Extended visits to Rochelle Middle School by a poet and a sculptor this semester are adding to the depth of the school's art-infused curriculum.
Poet Glenis Redmond of Greenville, S.C., spent a week earlier this month working with students and faculty and will return in March for another week-long visit. Installation sculptor Jane Horner of New Bern spent last week helping students create a sculpture that will be dedicated in April.
The artists residency is made possible by a grant from the North Carolina Arts Council to the Community Council for the Arts in Lenoir County. The local arts council has worked frequently with Rochelle staff over the past five years, since the school became part of the A+ program, an N.C. Arts Council effort to help a school shape its curriculum around the arts as a way to engage students.
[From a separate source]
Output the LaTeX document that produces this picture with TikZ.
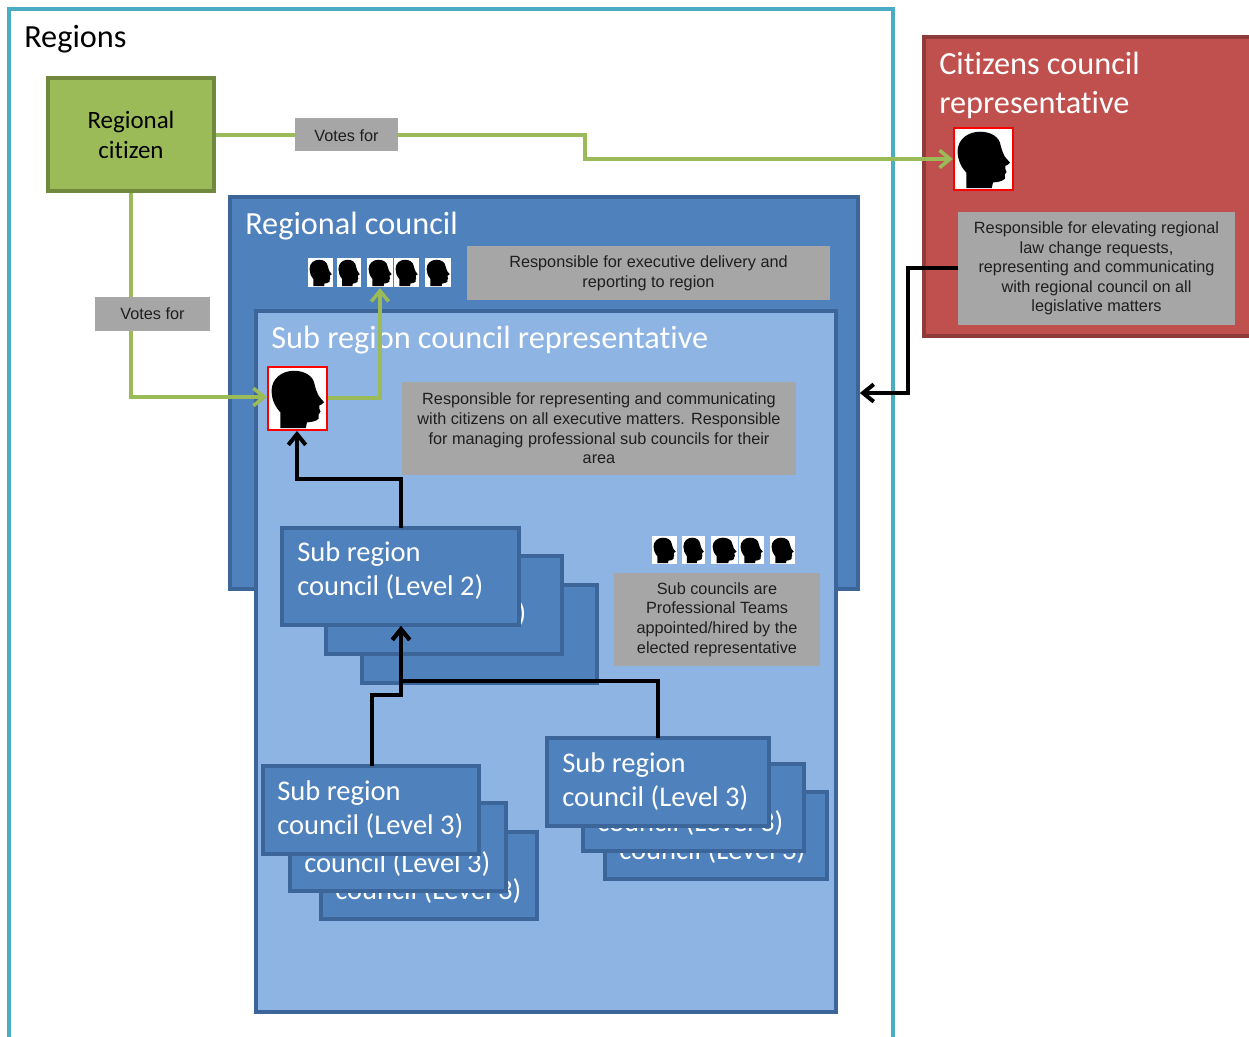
\documentclass[tikz,border=0pt]{standalone}
\usepackage{fontspec}
\setmainfont[Ligatures=NoCommon]{Carlito}
\newfontfamily\arialf{Liberation Sans}
\usetikzlibrary{arrows.meta}
\definecolor{cyanline}{HTML}{4BACC6}
\definecolor{redfill}{HTML}{C0504D}
\definecolor{redline}{HTML}{8F3B39}
\definecolor{greenfill}{HTML}{9BBB59}
\definecolor{greenline}{HTML}{71893F}
\definecolor{bluefill}{HTML}{4F81BD}
\definecolor{blueline}{HTML}{3C659A}
\definecolor{lightblue}{HTML}{8EB4E3}
\definecolor{notegray}{HTML}{A6A6A6}
\tikzset{
  x=0.75pt,y=-0.75pt,
  panel/.style={line width=2.8pt,inner sep=0pt},
  regionbox/.style={panel,draw=cyanline,fill=white},
  redbox/.style={panel,draw=redline,fill=redfill},
  greenbox/.style={panel,draw=greenline,fill=greenfill,text=black,font=\fontsize{18.7}{22.5}\selectfont,align=center},
  bluebox/.style={panel,draw=blueline,fill=bluefill},
  lightbox/.style={panel,draw=blueline,fill=lightblue},
  stackbox/.style={panel,line width=2.4pt,draw=blueline,fill=bluefill},
  notebox/.style={inner sep=0pt,fill=notegray,text=black!88,align=center,font=\arialf\fontsize{12.2}{14.7}\selectfont},
  title/.style={inner sep=0pt,anchor=west,text=white,align=left,font=\fontsize{24.2}{29.5}\selectfont},
  stacktext/.style={inner sep=0pt,anchor=west,text=white,align=left,font=\fontsize{21.4}{25.5}\selectfont},
  headframe/.style={inner sep=0pt,fill=white},
  redframe/.style={headframe,draw=red,line width=1.5pt},
  softshadow/.style={preaction={draw=black,draw opacity=.16,transform canvas={shift={(.6pt,-.9pt)}}}},
  greenarrow/.style={softshadow,draw=greenfill,line width=2.7pt,-{Straight Barb[length=8pt,width=13pt,line width=2.7pt]},line join=miter},
  blackarrow/.style={softshadow,draw=black,line width=3pt,-{Straight Barb[length=8pt,width=13pt,line width=3pt]},line join=miter},
}
% name, x1,y1,x2,y2, style, text
\newcommand\bx[7]{%
  \pgfmathsetmacro\cxv{(#2+#4)/2}\pgfmathsetmacro\cyv{(#3+#5)/2}%
  \pgfmathsetmacro\wv{(#4-#2)*0.75}\pgfmathsetmacro\hv{(#5-#3)*0.75}%
  \node[#6,minimum width=\wv pt,minimum height=\hv pt] (#1) at (\cxv,\cyv) {#7};}
% name, x1,y1,x2,y2, frame style
\newcommand\hd[6]{%
  \bx{#1}{#2}{#3}{#4}{#5}{#6}{}%
  \pgfmathsetmacro\wv{(#4-#2)*0.75}\pgfmathsetmacro\hv{(#5-#3)*0.75}%
  \begin{scope}[shift={(#2,#3)},x=\wv pt,y=-\hv pt]
    \fill[black] (.21,.97) -- (.21,.72) .. controls (.11,.62) and (.06,.50) .. (.06,.38)
      .. controls (.06,.18) and (.24,.06) .. (.44,.06)
      .. controls (.62,.06) and (.77,.14) .. (.79,.28)
      .. controls (.81,.36) and (.84,.42) .. (.86,.46)
      -- (.95,.56) .. controls (.93,.59) and (.89,.60) .. (.87,.61)
      -- (.87,.66) -- (.89,.71) -- (.86,.75) -- (.86,.82)
      .. controls (.81,.87) and (.72,.87) .. (.66,.88) -- (.64,.97) -- cycle;
  \end{scope}}
\begin{document}
\begin{tikzpicture}
\useasboundingbox (0,0) rectangle (1249,1036);
\clip (0,0) rectangle (1249,1036);
\fill[white] (0,0) rectangle (1249,1036);
% outer panels
\bx{regions}{9}{9}{893}{1060}{regionbox}{}
\node[title,text=black] (regionsT) at (24,39) {Regions};
\bx{citrep}{924}{37}{1270}{336}{redbox}{}
\node[title] (citrepT) at (939,85.5) {Citizens council\\representative};
\bx{citizen}{48}{78}{214}{191}{greenbox}{Regional\\citizen}
\bx{council}{230}{197}{858}{589}{bluebox}{}
\node[title] (councilT) at (245,226) {Regional council};
\bx{subrep}{256}{311}{836}{1012}{lightbox}{}
\node[title] (subrepT) at (271,340) {Sub region council representative};
% heads
\hd{hcit}{954}{128}{1013}{190}{redframe}
\hd{hsub}{268}{367}{327}{430}{redframe}
\hd{ha}{308}{258}{333}{287}{headframe}
\hd{hb}{337}{258}{361}{287}{headframe}
\hd{hc}{367}{258}{393}{287}{headframe}
\hd{hd}{394}{258}{419}{287}{headframe}
\hd{he}{425}{258}{451}{287}{headframe}
\hd{hf}{652}{536}{677}{564}{headframe}
\hd{hg}{682}{536}{705}{564}{headframe}
\hd{hh}{711}{536}{738}{564}{headframe}
\hd{hi}{739}{536}{764}{564}{headframe}
\hd{hj}{770}{536}{795}{564}{headframe}
% notes
\bx{nexec}{467}{246}{830}{300}{notebox}{Responsible for executive delivery and\\reporting to region}
\bx{nsub}{402}{382}{796}{475}{notebox}{Responsible for representing and communicating\\with citizens on all executive matters. Responsible\\for managing professional sub councils for their\\area}
\bx{nteam}{614}{573}{820}{666}{notebox}{Sub councils are\\Professional Teams\\appointed/hired by the\\elected representative}
\bx{ncit}{958}{212}{1235}{325}{notebox}{Responsible for elevating regional\\law change requests,\\representing and communicating\\with regional council on all\\legislative matters}
% level 2 stack
\bx{lb}{362}{585}{597}{683}{stackbox}{}
\node[stacktext] (lbT) at (376,627) {Sub region\\council (Level 2)};
\bx{la}{326}{556}{562}{654}{stackbox}{}
\node[stacktext] (laT) at (340,598) {Sub region\\council (Level 2)};
\bx{lmain}{282}{528}{519}{625}{stackbox}{}
\node[stacktext] (lmainT) at (297,571) {Sub region\\council (Level 2)};
% left level 3 stack
\bx{pb}{321}{832}{537}{919}{stackbox}{}
\node[stacktext] (pbT) at (335,875) {Sub region\\council (Level 3)};
\bx{pa}{290}{803}{506}{891}{stackbox}{}
\node[stacktext] (paT) at (304,848) {Sub region\\council (Level 3)};
\bx{pmain}{263}{766}{479}{854}{stackbox}{}
\node[stacktext] (pmainT) at (277,810) {Sub region\\council (Level 3)};
% right level 3 stack
\bx{qb}{605}{792}{827}{879}{stackbox}{}
\node[stacktext] (qbT) at (619,835) {Sub region\\council (Level 3)};
\bx{qa}{583}{764}{804}{851}{stackbox}{}
\node[stacktext] (qaT) at (597,807) {Sub region\\council (Level 3)};
\bx{qmain}{547}{738}{769}{826}{stackbox}{}
\node[stacktext] (qmainT) at (562,782) {Sub region\\council (Level 3)};
% connectors
\coordinate (m1) at (585,135);
\coordinate (m2) at (585,159);
\draw[greenarrow] (citizen.east |- 0,135) -- (m1) -- (m2) -- (hcit.west |- m2);
\draw[greenarrow] (citizen.south -| 131,0) -- (131,397) -- (hsub.west |- 0,397);
\draw[greenarrow] (hsub.east |- 0,398) -- (380,398) -- (380,288);
\draw[blackarrow] (ncit.west |- 0,268) -- (908,268) -- (908,393) -- (council.east |- 0,393);
\draw[blackarrow] (401,528) -- (401,479) -- (297,479) -- (297,431);
\draw[blackarrow] (372,766) -- (372,695) -- (401,695) -- (401,626);
\draw[blackarrow] (658,738) -- (658,681) -- (401,681) -- (401,626);
% vote labels
\bx{v1}{295}{118}{398}{151}{notebox}{\rule{0pt}{10.8pt}Votes for}
\bx{v2}{95}{297}{210}{331}{notebox}{Votes for}
\end{tikzpicture}
\end{document}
Sandy Landis, executive director of the Community Council for the Arts, said the current residency was in the planning stages for more than a year and evolved out of a collaboration between her and Rochelle assistant principal Derrick Wiggs and music teacher Fabrienne Kittrell, Rochelle's A+ School coordinator. "One of the things they were really looking for is something that could incorporate language arts," Landis said. "What we were looking for is a way that we could really get the non-arts faculty engaged in the process."
Last week, Horner worked with students in art teacher Sarah Sloop's classes to create "talking sticks," which have a history in American Indian culture. Branches of a crepe myrtle or other species are decorated in various wraps -- leather, fabric, beads, feathers and other materials -- as a way of personalizing them and making them, as the artist says, "self-portraiture."
"This is your voice," Horner told students as they experimented with wraps in an effort to make their talking sticks unique. The talking sticks are to figure into a student performance in April and a single sculpture is to be shaped from the students' individual work.
Redmond is honored nationally as a poet and teaching artist whose work draws inspiration from her life, her family and her African-American heritage. During her first-week visit to Rochelle and on her return next month, language arts students under Redmond's tutelage will be writing what she calls "poems of origin," particularly the form known as praise poetry.
"Praise poems are an indigenous poem form that is used in pretty much every culture around the world," she said. "It's an affirmational poem form. it's a way to say positive things."
Between her two weeks at Rochelle, Redmond is conducting writing workshops and a Black History program in the Middle Eastern country of Oman.